Las comisiones de la Verdad han sido en muchos países el primer paso para reivindicar la justicia, o incluso llevar adelante procesos de sanción penal y social. Pero la impunidad no solo tiene un aspecto legal, que teje la complicidad de los sistemas de justicia, o histórico, que hace que se imponga una versión distorsionada de la realidad. También tiene un profundo impacto social. Genera eso que en la psicología llamamos la impotencia aprendida, es decir, la convicción de que no hay otro remedio que adaptarse para sobrevivir. Pero la verdad se empeña si hay quien la empuje, quien rompa la obediencia al miedo. En la Comuna 13 de Medellín, en las orillas del río Cauca, en medio de la guerra hubo gente que recogió los cuerpos cuando estaba prohibido, que registró los nombres cuando eran convertidos en NN, que desobedeció ese mandato de silencio. La verdad es también ese espacio para fortalecer los procesos personales y colectivos.

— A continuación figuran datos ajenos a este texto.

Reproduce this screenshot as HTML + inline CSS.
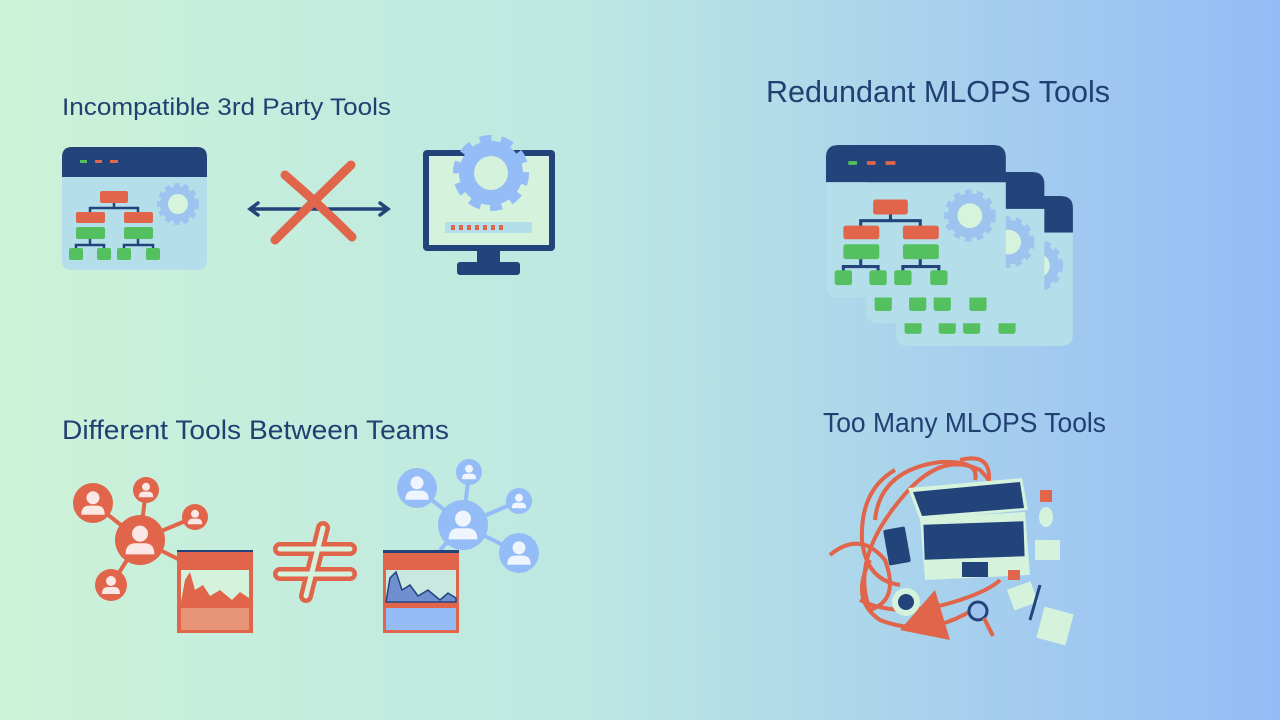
<!DOCTYPE html>
<html><head><meta charset="utf-8"><style>
html,body{margin:0;padding:0;width:1280px;height:720px;overflow:hidden}
svg{display:block}
text{font-family:"Liberation Sans",sans-serif;fill:#223f72}
</style></head><body>
<svg width="1280" height="720" viewBox="0 0 1280 720" xmlns="http://www.w3.org/2000/svg">
<defs>
<linearGradient id="bg" x1="0" y1="0" x2="1" y2="0">
<stop offset="0" stop-color="#cdf2d8"/><stop offset="0.45" stop-color="#bde8e2"/><stop offset="1" stop-color="#94bcf6"/>
</linearGradient>
<g id="win">
<path d="M0 10 Q0 0 10 0 H135 Q145 0 145 10 V30 H0Z" fill="#23447a"/>
<path d="M0 30 H145 V113 Q145 123 135 123 H10 Q0 123 0 113Z" fill="#b4dfea"/>
<rect x="18" y="13" width="7" height="3" fill="#55c060"/>
<rect x="33" y="13" width="7" height="3" fill="#e0654a"/>
<rect x="48" y="13" width="8" height="3" fill="#e0654a"/>
<g stroke="#23447a" stroke-width="2.5" fill="none">
<path d="M52 55 V61 M28 70 V61 H76 V70 M28 92 V98 M14 105 V98 H42 V105 M76 92 V98 M62 105 V98 H91 V105"/>
</g>
<rect x="38" y="44" width="28" height="12" rx="2" fill="#e0654a"/>
<rect x="14" y="65" width="29" height="11" rx="2" fill="#e0654a"/>
<rect x="62" y="65" width="29" height="11" rx="2" fill="#e0654a"/>
<rect x="14" y="80" width="29" height="12" rx="2" fill="#55c060"/>
<rect x="62" y="80" width="29" height="12" rx="2" fill="#55c060"/>
<rect x="7" y="101" width="14" height="12" rx="2" fill="#55c060"/>
<rect x="35" y="101" width="14" height="12" rx="2" fill="#55c060"/>
<rect x="55" y="101" width="14" height="12" rx="2" fill="#55c060"/>
<rect x="84" y="101" width="14" height="12" rx="2" fill="#55c060"/>
<circle cx="116" cy="57" r="18" fill="#9cc4ee" stroke="#9cc4ee" stroke-width="6" stroke-dasharray="5 4"/>
<circle cx="116" cy="57" r="10" fill="#d6f3dc"/>
</g>
<g id="person">
<circle cx="0" cy="-4" r="5" fill="#fff" opacity="0.85"/>
<path d="M-9 9 Q-9 2 -3 2 H3 Q9 2 9 9Z" fill="#fff" opacity="0.85"/>
</g>
</defs>
<rect width="1280" height="720" fill="url(#bg)"/>

<text x="62" y="115" font-size="24" textLength="329" lengthAdjust="spacingAndGlyphs">Incompatible 3rd Party Tools</text>
<text x="766" y="102" font-size="31" textLength="344" lengthAdjust="spacingAndGlyphs">Redundant MLOPS Tools</text>
<text x="62" y="439" font-size="27" textLength="387" lengthAdjust="spacingAndGlyphs">Different Tools Between Teams</text>
<text x="823" y="432" font-size="28" textLength="283" lengthAdjust="spacingAndGlyphs">Too Many MLOPS Tools</text>

<!-- top-left -->
<use href="#win" x="62" y="147"/>
<g stroke="#23447a" stroke-width="3.5" fill="none" stroke-linecap="round">
<path d="M252 209 H388 M258 203 L250 209 L258 215 M380 203 L388 209 L380 215"/>
</g>
<g stroke="#e0654a" stroke-width="9" stroke-linecap="round" fill="none">
<path d="M285 175 Q320 205 352 237"/>
<path d="M351 165 Q310 205 275 240"/>
</g>
<!-- monitor -->
<rect x="423" y="150" width="132" height="101" rx="4" fill="#23447a"/>
<rect x="429" y="156" width="120" height="89" fill="#d4f2dc"/>
<rect x="477" y="251" width="23" height="11" fill="#23447a"/>
<rect x="457" y="262" width="63" height="13" rx="3" fill="#23447a"/>
<circle cx="491" cy="173" r="32" fill="#94bcf6" stroke="#94bcf6" stroke-width="12" stroke-dasharray="11 9"/>
<circle cx="491" cy="173" r="17" fill="#d4f2dc"/>
<rect x="445" y="222" width="87" height="11" fill="#b4dfea"/>
<g fill="#e0654a"><rect x="451" y="225" width="4" height="5"/><rect x="459" y="225" width="4" height="5"/><rect x="467" y="225" width="4" height="5"/><rect x="475" y="225" width="4" height="5"/><rect x="483" y="225" width="4" height="5"/><rect x="491" y="225" width="4" height="5"/><rect x="499" y="225" width="4" height="5"/></g>

<!-- top-right stacked windows -->
<g transform="translate(896,196) scale(1.22)"><use href="#win"/></g>
<g transform="translate(866,172) scale(1.23)"><use href="#win"/></g>
<g transform="translate(826,145) scale(1.24)"><use href="#win"/></g>

<!-- bottom-left people red -->
<g stroke="#e0654a" stroke-width="4">
<path d="M140 540 L93 503 M140 540 L146 490 M140 540 L195 517 M140 540 L111 585 M140 540 L180 560"/>
</g>
<g fill="#e0654a">
<circle cx="140" cy="540" r="25"/><circle cx="93" cy="503" r="20"/><circle cx="146" cy="490" r="13"/><circle cx="195" cy="517" r="13"/><circle cx="111" cy="585" r="16"/>
</g>
<use href="#person" transform="translate(140,540) scale(1.6)"/>
<use href="#person" transform="translate(93,503) scale(1.3)"/>
<use href="#person" transform="translate(146,490) scale(0.8)"/>
<use href="#person" transform="translate(195,517) scale(0.8)"/>
<use href="#person" transform="translate(111,585) scale(1)"/>
<rect x="177" y="550" width="76" height="83" fill="#e0654a"/>
<rect x="177" y="550" width="76" height="2" fill="#23447a"/>
<rect x="181" y="570" width="68" height="32" fill="#d4f2dc"/>
<path d="M181 602 L185 580 L190 572 L195 590 L203 585 L210 596 L220 590 L232 600 L240 592 L249 598 V602Z" fill="#e0654a"/>
<rect x="181" y="608" width="68" height="22" fill="#e89478"/>

<!-- not equal -->
<g stroke="#e0654a" stroke-width="14" stroke-linecap="round" fill="none">
<path d="M280 549 H350 M280 574 H350 M323 528 L306 596"/>
</g>
<g stroke="#d4f2dc" stroke-width="5" stroke-linecap="round" fill="none">
<path d="M280 549 H350 M280 574 H350 M323 528 L306 596"/>
</g>

<!-- blue people -->
<g stroke="#94bcf6" stroke-width="4">
<path d="M463 525 L417 488 M463 525 L469 472 M463 525 L519 501 M463 525 L519 553 M463 525 L440 550"/>
</g>
<g fill="#94bcf6">
<circle cx="463" cy="525" r="25"/><circle cx="417" cy="488" r="20"/><circle cx="469" cy="472" r="13"/><circle cx="519" cy="501" r="13"/><circle cx="519" cy="553" r="20"/>
</g>
<use href="#person" transform="translate(463,525) scale(1.6)"/>
<use href="#person" transform="translate(417,488) scale(1.3)"/>
<use href="#person" transform="translate(469,472) scale(0.8)"/>
<use href="#person" transform="translate(519,501) scale(0.8)"/>
<use href="#person" transform="translate(519,553) scale(1.3)"/>
<rect x="383" y="550" width="76" height="83" fill="#e0654a"/>
<rect x="383" y="550" width="76" height="3" fill="#23447a"/>
<rect x="386" y="570" width="70" height="32" fill="#c8e8e0"/>
<path d="M386 602 L390 578 L396 572 L402 590 L410 585 L418 596 L428 590 L440 600 L448 593 L456 598 V602Z" fill="#6f8fd0" stroke="#23447a" stroke-width="1.5"/>
<rect x="386" y="608" width="70" height="22" fill="#94bcf6"/>

<!-- too many tools -->
<g fill="none" stroke="#e0654a" stroke-width="4">
<path d="M830 555 Q860 530 885 560 Q900 600 870 610 Q850 560 900 500 Q940 450 980 470 Q1000 490 990 500"/>
<path d="M875 520 Q880 470 940 462 Q980 460 975 480"/>
<path d="M860 600 Q900 620 960 600 Q990 590 1000 580"/>
<path d="M895 470 Q860 490 862 540 Q866 580 900 585"/>
<path d="M960 460 Q1000 450 985 500"/>
<path d="M870 560 Q850 600 880 620 Q930 640 980 605"/>
</g>
<path d="M908 488 L1022 478 L1028 510 L920 520Z" fill="#d4f2dc"/>
<path d="M913 492 L1020 482 L1024 508 L922 516Z" fill="#23447a"/>
<path d="M920 518 L1025 512 L1030 575 L925 580Z" fill="#d4f2dc"/>
<rect x="924" y="523" width="100" height="35" fill="#23447a" transform="rotate(-2 974 540)"/>
<rect x="962" y="562" width="26" height="15" fill="#23447a"/>
<rect x="886" y="528" width="22" height="36" rx="2" fill="#23447a" transform="rotate(-10 897 546)"/>
<circle cx="906" cy="602" r="14" fill="#d4f2dc"/><circle cx="906" cy="602" r="8" fill="#23447a"/>
<path d="M900 630 L935 590 L950 640Z" fill="#e0654a"/>
<circle cx="978" cy="611" r="9" fill="#9cc4ee" stroke="#23447a" stroke-width="3"/>
<path d="M984 618 L993 636" stroke="#e0654a" stroke-width="4"/>
<rect x="1010" y="585" width="25" height="22" fill="#d4f2dc" transform="rotate(-20 1022 596)"/>
<rect x="1040" y="610" width="30" height="32" fill="#d4f2dc" transform="rotate(15 1055 626)"/>
<rect x="1040" y="490" width="12" height="12" fill="#e0654a"/>
<ellipse cx="1046" cy="517" rx="7" ry="10" fill="#d4f2dc"/>
<rect x="1035" y="540" width="25" height="20" fill="#d4f2dc"/>
<rect x="1008" y="570" width="12" height="10" fill="#e0654a"/>
<rect x="1012" y="590" width="16" height="16" fill="#d4f2dc" transform="rotate(-20 1020 598)"/>
<path d="M1040 585 L1030 620" stroke="#23447a" stroke-width="3"/>
</svg>
</body></html>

Durante años, en tantos contextos de violencia colectiva, dictadura o conflicto armado, esa verdad ha permanecido guardada en el corazón de las víctimas como aquello que Canetti llamó un cristal de masa, es decir un pequeño grupo perseverante que mantiene viva esa memoria. Y hay contextos en los que esa verdad puede convertirse en una memoria abierta, en una masa en red que atrae a todos hacia el sentido de justicia. Para Hannah Arendt hay tiempos históricos, raros periodos intermedios, en los que el tiempo está determinado tanto por cosas que ya no son como por cosas que todavía no son. Esa, creo, es la comprensión de la verdad que trata de ilustrar este libro, alimentando con las experiencias compartidas estas reflexiones.

Colombia vive un tiempo de esperanza e incertidumbre. Un proceso de paz todavía incompleto y un contexto de violencia en el que hay que trabajar. Hablando de la resistencia, Ernesto Sábato dice que lo peor es el vértigo: en momentos muy graves, cuando la elección nos sobrepasa, uno no ve hacia adelante ni hacia atrás, como si nos cubriese una niebla en la hora crucial. Tal vez este trabajo de la Comisión de la Verdad en Colombia es una forma de abrir los ojos. Hay que hacer las cosas en tiempos difíciles, cuando parecen imposibles, para que un día no lo sean.